L’allégation fût-elle sincère, sur ce point il faisait fausse route ; l’événement démontra l’erreur de ce calcul. Il est vrai qu’au premier moment, la Hollande parut affolée. Dans les grands centres populeux régnèrent un trouble extrême, une terreur indicible. A Leyde, Amsterdam et La Haye, quelques matelots échappés de leur bord apportèrent, le 29 décembre, la nouvelle du désastre. Luxembourg, disaient-ils, était sur leurs talons ; dans quelques heures, avec ses soldats enragés, il arriverait aux portes de la ville. Une panique générale se déclara chez les malheureux habitans. Les canaux, sur l’heure même, se couvrirent de bateaux sur lesquels les plus riches embarquaient leurs enfans et leurs femmes, avec leurs biens les plus précieux. A Leyde, la foule refusa d’accueillir les soldats fugitifs, et fit sortir le magistrat pour présenter à Luxembourg, dès qu’on le verrait approcher, les clés des portes de la ville.
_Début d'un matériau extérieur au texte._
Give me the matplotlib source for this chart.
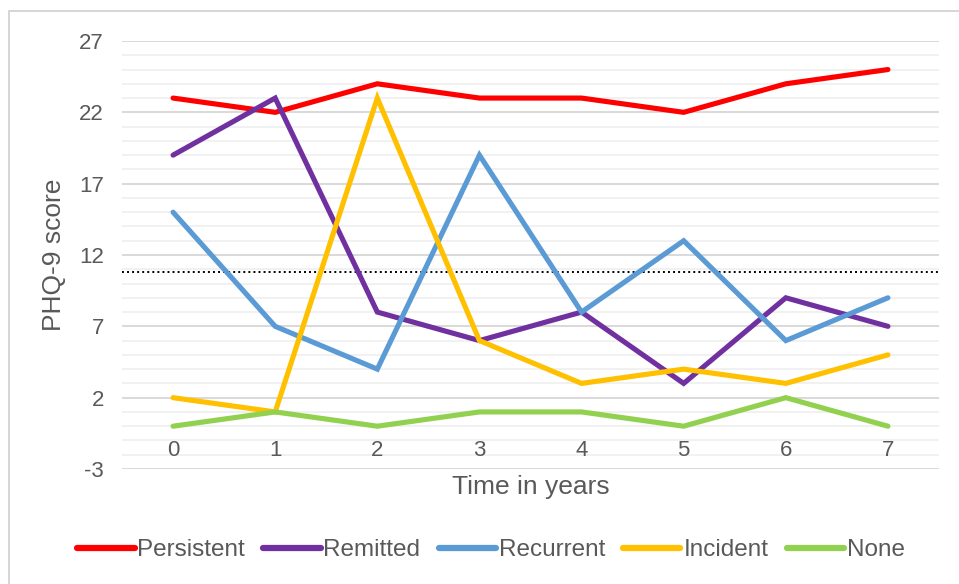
import matplotlib
matplotlib.use("Agg")
import matplotlib.pyplot as plt
from matplotlib.patches import Rectangle
from matplotlib.ticker import MultipleLocator, FixedLocator

plt.rcParams['font.family'] = ['Liberation Sans', 'DejaVu Sans']
plt.rcParams['axes.unicode_minus'] = False

# Follow-up years and mean PHQ-9 scores per trajectory group
years = [0, 1, 2, 3, 4, 5, 6, 7]
persistent = [23, 22, 24, 23, 23, 22, 24, 25]
remitted = [19, 23, 8, 6, 8, 3, 9, 7]
recurrent = [15, 7, 4, 19, 8, 13, 6, 9]
incident = [2, 1, 23, 6, 3, 4, 3, 5]
none = [0, 1, 0, 1, 1, 0, 2, 0]
threshold = 10.8

series = [
    ("Persistent", persistent, "#FF0000"),
    ("Remitted", remitted, "#7030A0"),
    ("Recurrent", recurrent, "#5B9BD5"),
    ("Incident", incident, "#FFC000"),
    ("None", none, "#92D050"),
]

text_color = "#595959"
W, H = 959, 584
fig = plt.figure(figsize=(W / 100, H / 100), dpi=100)

# chart frame
fig.patches.append(Rectangle((9 / W, -0.1), 1.2, 1 - 11 / H + 0.1,
                             transform=fig.transFigure, fill=False,
                             edgecolor="#D0D0D0", linewidth=1.2))

left, right, top, bottom = 122 / W, 939 / W, 1 - 41 / H, 1 - 469 / H
ax = fig.add_axes([left, bottom, right - left, top - bottom])

ax.set_xlim(-0.5, 7.5)
ax.set_ylim(-3, 27)

# major and minor gridlines
ax.yaxis.set_major_locator(FixedLocator([-3, 2, 7, 12, 17, 22, 27]))
ax.yaxis.set_minor_locator(MultipleLocator(1))
ax.grid(axis='y', which='major', color="#D9D9D9", linewidth=1.4, zorder=0)
ax.grid(axis='y', which='minor', color="#EFEFEF", linewidth=1.2, zorder=0)
ax.set_axisbelow(True)

for name, vals, col in series:
    ax.plot(years, vals, color=col, linewidth=3.7, label=name,
            solid_capstyle='round', solid_joinstyle='miter', zorder=3)

ax.axhline(threshold, color="black", linestyle=(0, (1, 1.6)), linewidth=1.4, zorder=2)

for s in ax.spines.values():
    s.set_visible(False)
ax.spines['bottom'].set_position(('data', 0))
ax.xaxis.set_zorder(4)

ax.set_xticks(years)
ax.set_xticklabels([str(y) for y in years])
ax.tick_params(axis='x', length=0, pad=10, labelsize=16, labelcolor=text_color)
ax.tick_params(axis='y', which='both', length=0, pad=13, labelsize=16,
               labelcolor=text_color)

ax.set_xlabel("Time in years", fontsize=19, color=text_color)
ax.xaxis.set_label_coords(0.5, -(487 - 469) / 428)
ax.xaxis.label.set_va('center')
ax.set_ylabel("PHQ-9 score", fontsize=19, color=text_color)
ax.yaxis.set_label_coords(-(122 - 54) / 817, 0.5)
ax.yaxis.label.set_va('center')

handles, labels = ax.get_legend_handles_labels()
leg = fig.legend(handles, labels, loc='center', ncol=5,
                 bbox_to_anchor=(491 / W, 1 - 550 / H), frameon=False,
                 fontsize=17.5, handlelength=2.35, handletextpad=0.12,
                 columnspacing=0.75, labelcolor=text_color)
for h in leg.legend_handles:
    h.set_linewidth(4.5)

fig.savefig("out.png", dpi=100)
A Amsterdam, la bourgeoisie « passa toute la nuit sous les armes, à la clarté d’une infinité de lanternes qui éclairaient comme en plein jour ; » les gens valides furent expédiés couper les arbres des avenues, en les faisant choir sur les routes pour retarder la marche de l’ennemi ; cette destruction se fit « au son des cloches et au bruit des tambours, » dont « le tintamarre incessant » jetait l’alarme aux environs dans les faubourgs et les villages. « Ce fut, dit un témoin, une [2]

  1. Guillaume, en levant le siège de Charleroi, s’était en effet jeté sur la petite place de Binche, qu’il avait livrée au pillage.
  2. Lettres des 10 et 27 janvier 1673. — Archives de Dijon, F. Thiard, et Archives de la Guerre, t. 319.